As financial news watchers have probably already noticed, the word deflation has been coming up more frequently in news stories and discussions about the current national and global economic situation. Fiscal trend watchers worry about the potential effects that deflation could have on the global economy, such as prolonging the world-wide economic slowdown or even pushing the entire world into economic depression. While deflation certainly does have its dangers, it is possible to position oneself financially so as to reduce the potentially negative affects such a fiscal trend could have on your personal finances.

A recent USA Today article noted that “the prices of oil, food, cars, clothing and electronics have all plunged. Home prices continue to swoon and so do stock prices.”  Falling prices may, at first glance, seem like a good thing to the average consumer. However, a deeper look can offer a different view. The important thing to take note of is the reason for the decreasing prices. If the cause of lower prices is a systemic response to decreased demand due to turmoil and trouble in the economic system, then those lower prices may be an indicator of entering a period of deflation. 

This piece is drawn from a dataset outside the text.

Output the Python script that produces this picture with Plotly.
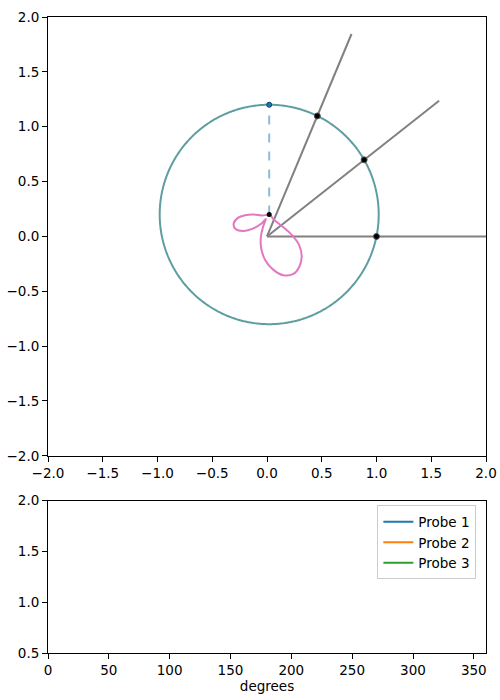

The United States hasn’t seen significant deflation since the Great Depression, as was pointed out in an Associated Press article published on November 19, 2008. According to the article, “the U.S. Labor Department reported that consumer prices fell 1 percent in October from the previous month, the biggest fall since records began in 1947.” An article published at the on November 28, 2008, stated that “November’s numbers seem to be following suit.”

The deflation of the Great Depression is often referred to as a “deflationary spiral” because it was a prolonged period of deflation, lasting from 1930 to 1933, that fed upon itself, making the overall economic situation worse. Basically, low demand for goods, due to economic worries and a lack of income – discretionary or otherwise – pushed prices down. That cut into business profits, and resulted in lay-offs and business failures, increasing unemployment, as well as fear and worry about money and the future, creating the classic vicious cycle.

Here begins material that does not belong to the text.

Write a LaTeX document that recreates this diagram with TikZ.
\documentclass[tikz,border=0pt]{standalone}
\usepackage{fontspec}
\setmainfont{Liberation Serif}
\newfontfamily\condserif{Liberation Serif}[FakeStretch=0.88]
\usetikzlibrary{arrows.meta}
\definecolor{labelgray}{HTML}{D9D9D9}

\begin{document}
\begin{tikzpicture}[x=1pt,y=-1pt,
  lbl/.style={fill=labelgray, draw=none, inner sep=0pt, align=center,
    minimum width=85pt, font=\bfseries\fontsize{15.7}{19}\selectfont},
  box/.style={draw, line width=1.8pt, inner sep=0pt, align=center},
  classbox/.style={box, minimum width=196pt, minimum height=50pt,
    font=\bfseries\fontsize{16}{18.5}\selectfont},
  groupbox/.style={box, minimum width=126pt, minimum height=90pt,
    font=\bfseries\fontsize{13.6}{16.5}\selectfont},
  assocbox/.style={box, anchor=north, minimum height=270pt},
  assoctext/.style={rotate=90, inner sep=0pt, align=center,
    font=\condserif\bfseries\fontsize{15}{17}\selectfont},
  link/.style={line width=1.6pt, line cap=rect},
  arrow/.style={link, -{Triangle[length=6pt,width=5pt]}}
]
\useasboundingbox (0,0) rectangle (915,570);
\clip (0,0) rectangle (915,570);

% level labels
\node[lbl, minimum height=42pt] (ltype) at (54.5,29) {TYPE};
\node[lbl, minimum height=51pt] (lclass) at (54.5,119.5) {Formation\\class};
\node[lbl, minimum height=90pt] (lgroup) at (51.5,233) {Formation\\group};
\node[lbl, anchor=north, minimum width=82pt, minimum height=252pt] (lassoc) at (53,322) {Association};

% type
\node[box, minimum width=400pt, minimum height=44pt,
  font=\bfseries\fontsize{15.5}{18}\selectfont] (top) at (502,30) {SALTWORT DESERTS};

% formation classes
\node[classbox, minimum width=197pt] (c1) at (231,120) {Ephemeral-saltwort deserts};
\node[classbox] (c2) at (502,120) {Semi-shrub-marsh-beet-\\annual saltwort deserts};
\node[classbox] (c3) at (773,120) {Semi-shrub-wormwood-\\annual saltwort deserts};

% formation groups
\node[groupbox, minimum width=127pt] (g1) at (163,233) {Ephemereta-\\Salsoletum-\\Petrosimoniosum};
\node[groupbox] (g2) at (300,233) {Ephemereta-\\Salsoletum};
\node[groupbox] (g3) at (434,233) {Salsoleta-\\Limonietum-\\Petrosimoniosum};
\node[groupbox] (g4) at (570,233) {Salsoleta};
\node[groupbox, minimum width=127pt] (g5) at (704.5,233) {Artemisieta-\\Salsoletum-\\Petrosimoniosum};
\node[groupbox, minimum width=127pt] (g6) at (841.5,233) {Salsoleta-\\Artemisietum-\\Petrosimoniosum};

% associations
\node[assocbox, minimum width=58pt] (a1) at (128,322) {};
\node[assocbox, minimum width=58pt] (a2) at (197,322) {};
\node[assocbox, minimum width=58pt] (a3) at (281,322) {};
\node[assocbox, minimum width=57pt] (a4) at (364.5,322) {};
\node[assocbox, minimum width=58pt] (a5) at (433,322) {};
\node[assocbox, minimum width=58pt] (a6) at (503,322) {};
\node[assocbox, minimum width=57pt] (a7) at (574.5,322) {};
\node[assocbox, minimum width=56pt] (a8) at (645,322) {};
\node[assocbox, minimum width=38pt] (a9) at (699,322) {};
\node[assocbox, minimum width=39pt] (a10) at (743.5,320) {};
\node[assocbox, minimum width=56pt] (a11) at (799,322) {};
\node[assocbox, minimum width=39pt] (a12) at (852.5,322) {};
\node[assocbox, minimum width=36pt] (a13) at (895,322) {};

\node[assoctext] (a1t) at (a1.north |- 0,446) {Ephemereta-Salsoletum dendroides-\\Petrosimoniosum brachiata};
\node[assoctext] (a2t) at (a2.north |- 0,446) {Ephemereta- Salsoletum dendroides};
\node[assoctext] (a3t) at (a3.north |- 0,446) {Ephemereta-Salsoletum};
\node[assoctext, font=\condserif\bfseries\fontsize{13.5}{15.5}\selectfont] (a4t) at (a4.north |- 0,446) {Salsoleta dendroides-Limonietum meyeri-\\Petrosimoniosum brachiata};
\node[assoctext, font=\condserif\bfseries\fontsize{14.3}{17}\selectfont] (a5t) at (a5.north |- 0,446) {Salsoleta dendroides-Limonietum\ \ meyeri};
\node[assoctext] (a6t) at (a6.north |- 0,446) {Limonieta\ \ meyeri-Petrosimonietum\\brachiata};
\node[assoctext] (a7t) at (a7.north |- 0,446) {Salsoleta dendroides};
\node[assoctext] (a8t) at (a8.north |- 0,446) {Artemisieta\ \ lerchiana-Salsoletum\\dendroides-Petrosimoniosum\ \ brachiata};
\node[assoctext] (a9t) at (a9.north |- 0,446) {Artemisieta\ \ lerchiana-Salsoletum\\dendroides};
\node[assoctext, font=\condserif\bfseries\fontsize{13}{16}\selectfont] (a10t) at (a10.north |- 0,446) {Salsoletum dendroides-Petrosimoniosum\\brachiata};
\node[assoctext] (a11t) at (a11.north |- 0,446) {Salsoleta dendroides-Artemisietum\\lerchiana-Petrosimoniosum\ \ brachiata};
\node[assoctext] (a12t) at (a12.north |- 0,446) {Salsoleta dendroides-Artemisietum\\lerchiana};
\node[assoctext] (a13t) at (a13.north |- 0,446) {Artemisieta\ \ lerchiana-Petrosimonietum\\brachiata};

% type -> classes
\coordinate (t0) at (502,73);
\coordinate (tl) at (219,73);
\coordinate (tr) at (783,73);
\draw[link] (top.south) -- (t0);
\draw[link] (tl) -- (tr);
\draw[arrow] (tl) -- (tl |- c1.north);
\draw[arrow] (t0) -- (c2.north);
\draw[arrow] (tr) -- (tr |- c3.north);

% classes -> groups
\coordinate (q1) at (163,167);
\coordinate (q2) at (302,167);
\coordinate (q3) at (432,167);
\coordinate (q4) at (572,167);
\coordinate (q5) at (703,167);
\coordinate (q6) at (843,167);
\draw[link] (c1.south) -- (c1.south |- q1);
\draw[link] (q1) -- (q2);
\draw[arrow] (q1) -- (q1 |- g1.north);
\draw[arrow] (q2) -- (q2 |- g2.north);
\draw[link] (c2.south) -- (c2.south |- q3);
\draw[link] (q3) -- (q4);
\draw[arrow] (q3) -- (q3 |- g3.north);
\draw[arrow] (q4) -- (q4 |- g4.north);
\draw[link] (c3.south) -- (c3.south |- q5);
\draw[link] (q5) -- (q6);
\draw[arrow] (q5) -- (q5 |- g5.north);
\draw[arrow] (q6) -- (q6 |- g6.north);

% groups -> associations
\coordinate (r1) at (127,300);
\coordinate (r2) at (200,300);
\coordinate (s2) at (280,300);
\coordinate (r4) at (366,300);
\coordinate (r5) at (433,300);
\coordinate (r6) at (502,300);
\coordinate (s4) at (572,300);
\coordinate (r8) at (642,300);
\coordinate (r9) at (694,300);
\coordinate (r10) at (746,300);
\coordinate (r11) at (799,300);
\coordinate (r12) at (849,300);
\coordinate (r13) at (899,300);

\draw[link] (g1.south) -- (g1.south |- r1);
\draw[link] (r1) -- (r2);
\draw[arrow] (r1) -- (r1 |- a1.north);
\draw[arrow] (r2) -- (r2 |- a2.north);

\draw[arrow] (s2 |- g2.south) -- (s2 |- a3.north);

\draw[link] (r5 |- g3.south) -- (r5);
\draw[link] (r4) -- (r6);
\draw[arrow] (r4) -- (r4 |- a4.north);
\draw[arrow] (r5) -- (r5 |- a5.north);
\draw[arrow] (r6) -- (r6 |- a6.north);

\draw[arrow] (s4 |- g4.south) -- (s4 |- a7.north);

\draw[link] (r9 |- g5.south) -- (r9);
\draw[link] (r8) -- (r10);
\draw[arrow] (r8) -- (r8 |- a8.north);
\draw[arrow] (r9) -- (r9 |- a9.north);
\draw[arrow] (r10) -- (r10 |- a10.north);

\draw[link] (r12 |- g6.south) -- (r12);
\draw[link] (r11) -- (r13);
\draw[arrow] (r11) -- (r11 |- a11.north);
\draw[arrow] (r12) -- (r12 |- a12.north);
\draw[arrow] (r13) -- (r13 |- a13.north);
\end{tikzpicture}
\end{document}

Debt is another aspect of deflation that is dangerous, and very clearly a risk in our current multi-level indebted state. With personal, big business, and governmental debt reaching record levels, the affects of a deflationary cycle could be very painful indeed. That is because, as Mike Summey explained in his article, “inflation rewards debt by allowing debtors to repay loans with cheaper dollars. It acts much like a tax on savings because it erodes the purchasing power of the dollar. Deflation works in just the opposite way: It rewards savings and forces debtors to repay loans with dollars that are harder to earn and have greater buying power than the dollars that were borrowed.”

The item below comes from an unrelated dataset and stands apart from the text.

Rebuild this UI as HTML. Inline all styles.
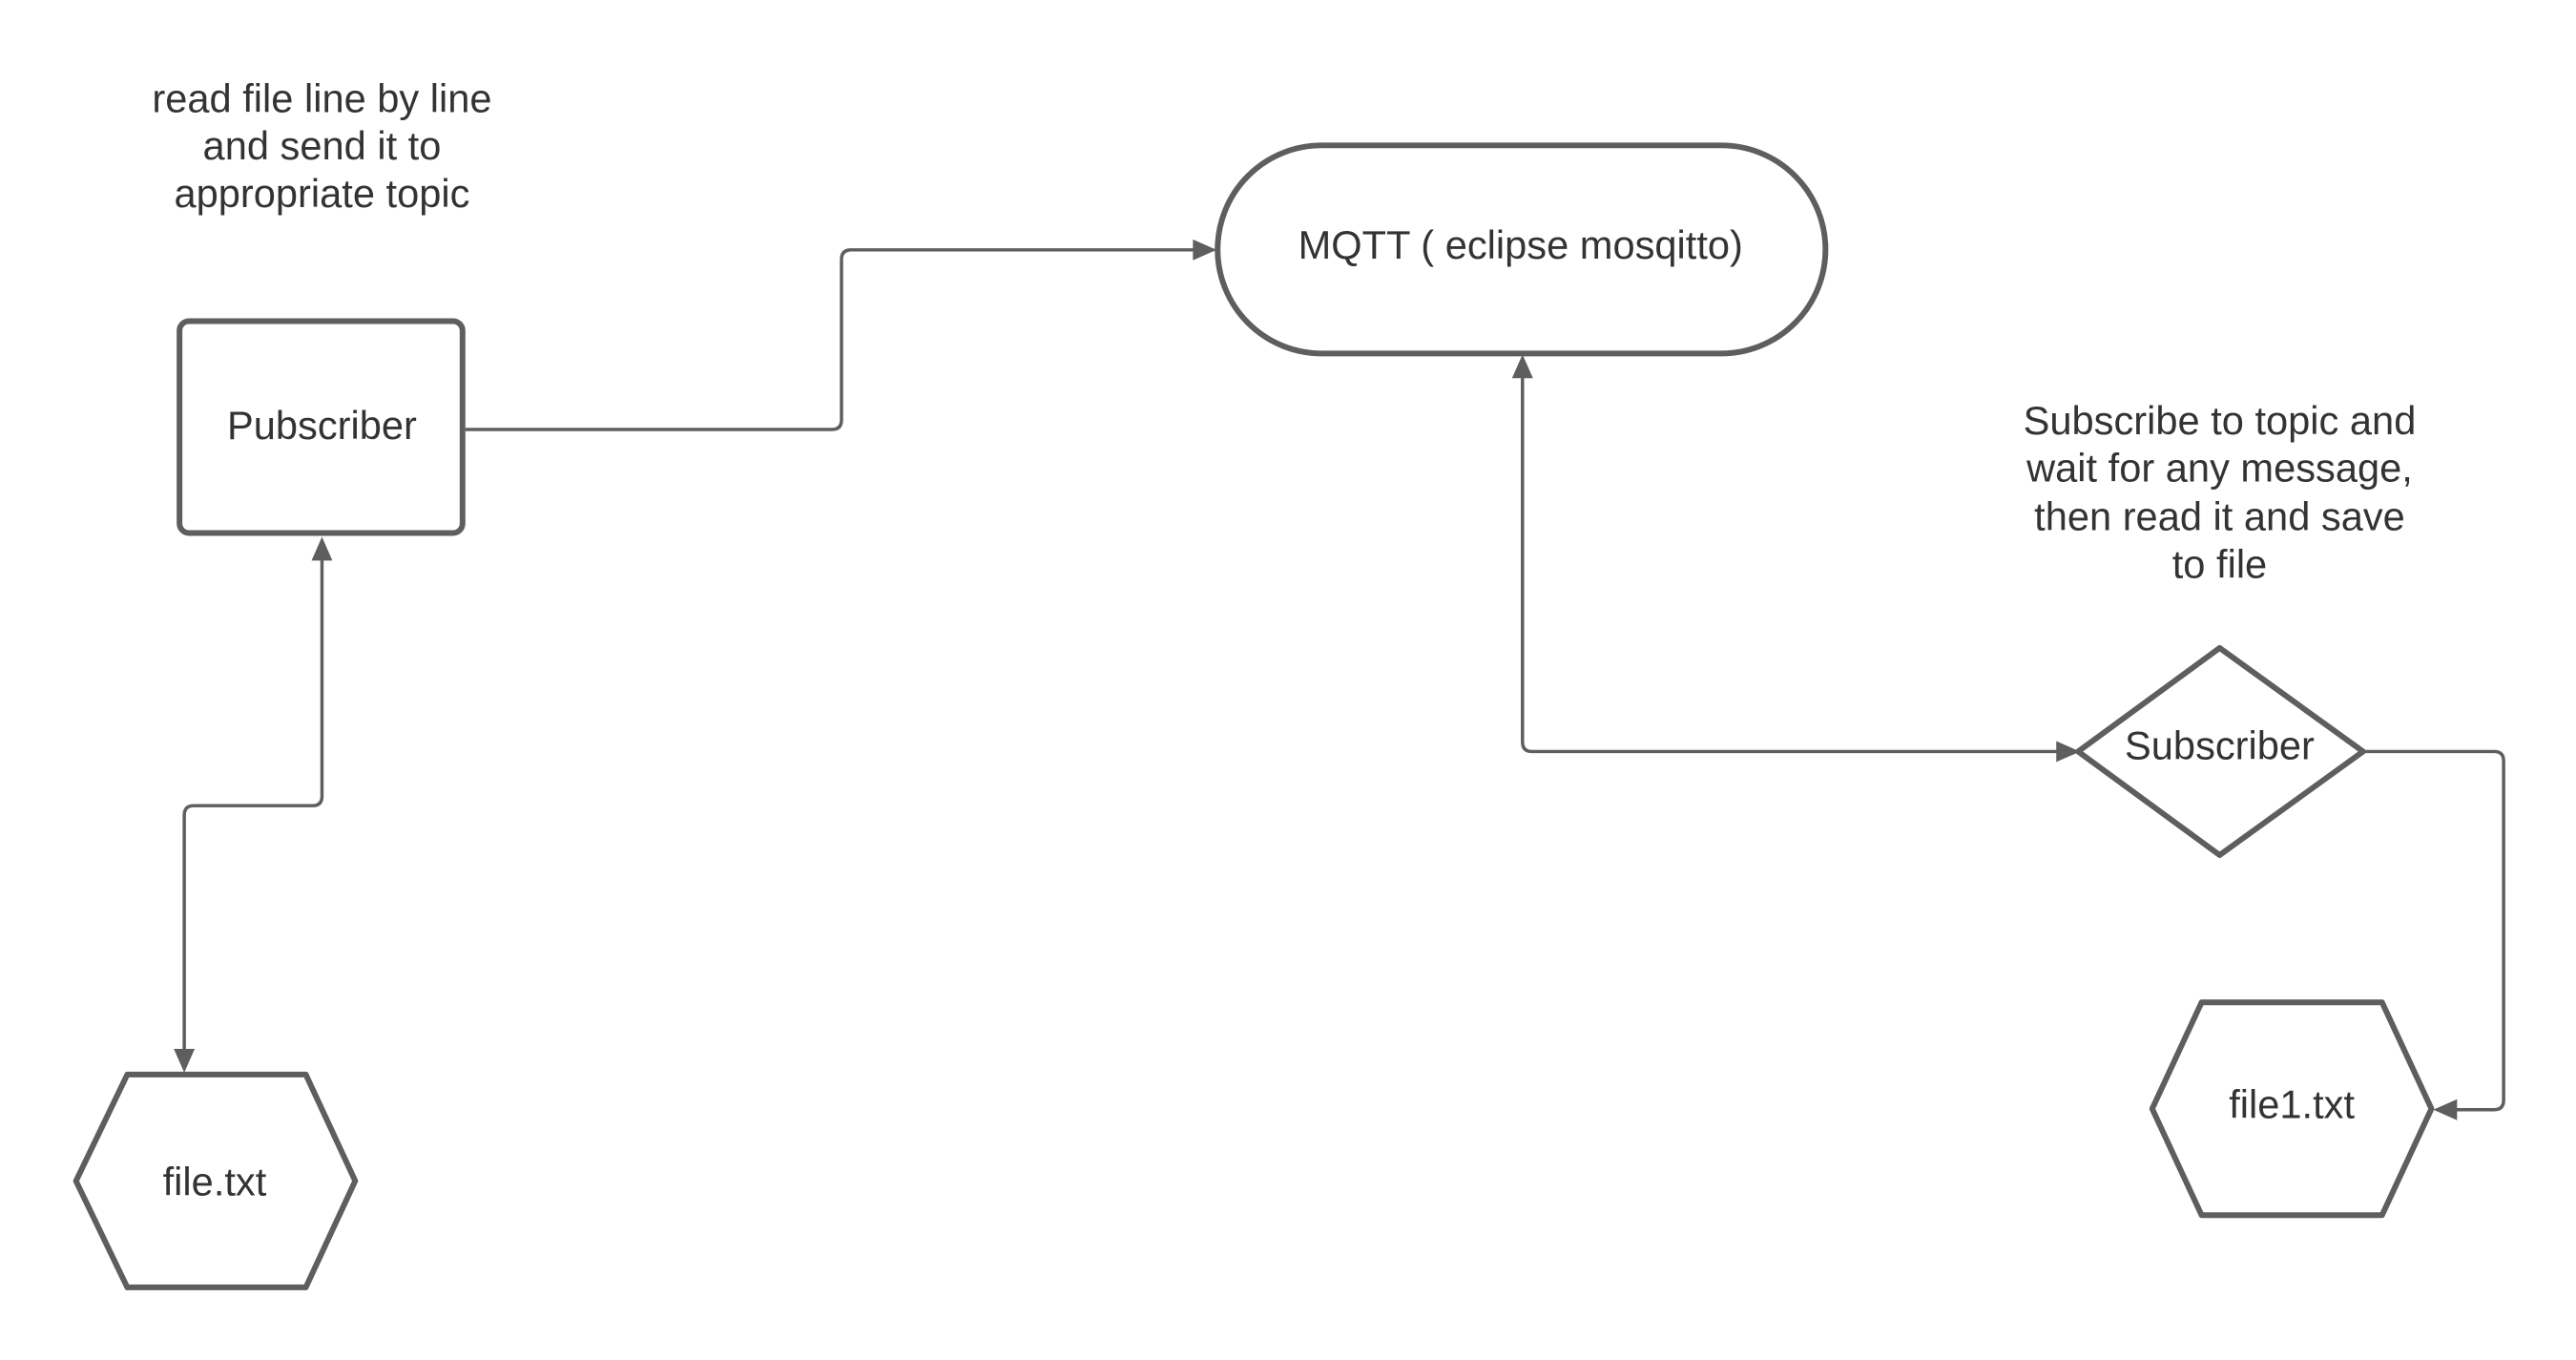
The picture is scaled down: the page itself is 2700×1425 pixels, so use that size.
<!DOCTYPE html>
<html><head><meta charset="utf-8"><style>
html,body{margin:0;padding:0;background:#fff;}
svg{display:block;}
text{font-family:"Liberation Sans",Arial,sans-serif;font-size:41.8px;fill:#333;text-anchor:middle;}
</style></head><body>
<svg width="2700" height="1425" viewBox="0 0 2700 1425" xmlns="http://www.w3.org/2000/svg">
<rect width="2700" height="1425" fill="#fff"/>
<g transform="scale(0.9955)">
<g fill="none" stroke="#5e5e5e" stroke-width="3.5" stroke-linejoin="round">
<path d="M490 452 H876 Q886 452 886 442 V273 Q886 263 896 263 H1258"/>
<path d="M1603 396 V781 Q1603 791 1613 791 H2166"/>
<path d="M2486 791 H2626 Q2636 791 2636 801 V1158 Q2636 1168 2626 1168 H2586"/>
<path d="M339 587 V838 Q339 848 329 848 H204 Q194 848 194 858 V1106"/>
</g>
<g fill="#5e5e5e">
<polygon points="1281,263 1256,252 1256,274"/>
<polygon points="1603,373 1592,398 1614,398"/>
<polygon points="2190,791 2165,780 2165,802"/>
<polygon points="2562,1168 2587,1157 2587,1179"/>
<polygon points="339,565 328,590 350,590"/>
<polygon points="194,1129 183,1104 205,1104"/>
</g>
<g fill="#fff" stroke="#5e5e5e" stroke-width="6" stroke-linejoin="round">
<rect x="189" y="338" width="298" height="223" rx="10"/>
<rect x="1282" y="153" width="640" height="219" rx="109.5"/>
<polygon points="2337,682 2488,791 2337,900 2188,791"/>
<polygon points="2318,1055 2508,1055 2560,1167 2508,1279 2318,1279 2266,1167"/>
<polygon points="134,1131 322,1131 374,1243 322,1355 134,1355 80,1243"/>
</g>
<text x="339" y="118">read file line by line</text>
<text x="339" y="168">and send it to</text>
<text x="339" y="218">appropriate topic</text>
<text x="339" y="462">Pubscriber</text>
<text x="1601" y="272">MQTT ( eclipse mosqitto)</text>
<text x="2337" y="457">Subscribe to topic and</text>
<text x="2337" y="507">wait for any message,</text>
<text x="2337" y="558">then read it and save</text>
<text x="2337" y="608">to file</text>
<text x="2337" y="799">Subscriber</text>
<text x="2413" y="1177">file1.txt</text>
<text x="226" y="1258">file.txt</text>
</g>
</svg>
</body></html>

Furthermore, being burdened with debt and less access to credit as struggling lenders reduce the amount of money they are loaning, many consumers will focus on paying debts and have little left over for spending beyond the essentials. This feeds right into the pattern of deflation. As Summey so aptly stated, “the most frightening thing about deflation, is that reducing debt and increasing savings only exacerbates the problem. Falling consumption coupled with the hoarding of cash only hastens the kind of deflationary spiral that led to the Great Depression.” 

Recent reports state that Federal Reserve officials say there is little chance of the US entering into a deflationary spiral and that there is no need to worry about the potential of a Great Depression type cycle of deflation occurring. Of course, this is the same group that was shocked, simply shocked, by the results of the housing bubble, the sub-prime mortgage meltdown, and the other major economic problems we face today.

We may be better off to take out a financial terms dictionary and make a little deflation checklist. Tightening of credit? Check. Deflating asset prices? Hmmm… housing, stocks, oil, commodities… better make that a check. OK, how about a significant decrease in consumer spending and demand? Check. Falling 401ks and other widespread incidents of negative risk adjusted rates of return? Check. Well, looking at the checklist, and what we see happening in the news on all of the basic economic fronts, even though the Fed officials say there is no real call for deflationary concern, it may be a good idea to take some steps to position yourself to be better able to financially withstand a deflationary period.

In any case, the best things that you can do to protect yourself against the negative potentials of a deflationary cycle are good for you anyway. So, even if the Federal Reserve officials are right, you’ll still be better off in the end if you concern yourself right now with working to reduce debt and increase savings. Granted, these things – in some economic viewpoints – may not be ‘good’ for the economy as a whole, or at least not the credit dependant, non-producing, consumption based, service industry economy we have sacrificed our manufacturing base and old-school thrift values for. They are, however, good for the individual and, as those who find our current system wrong-headed and unsustainable believe, better in the long-term for the overall economy.

At this point, the trouble in the economy is so deep rooted that there is little that can be done other than to watch it all unwind and self-correct. Thus, the individual needs to focus on what is best for his or her household economy and work towards making sure that they are positioned as well as possible. Paying down debt will make for more financial freedom of movement and even allow one to take some benefit from deflating prices, such as stocking up on non-perishable goods or buying assets at deflated prices. Increasing savings will offer a valuable cushion against the economic uncertainties on the horizon.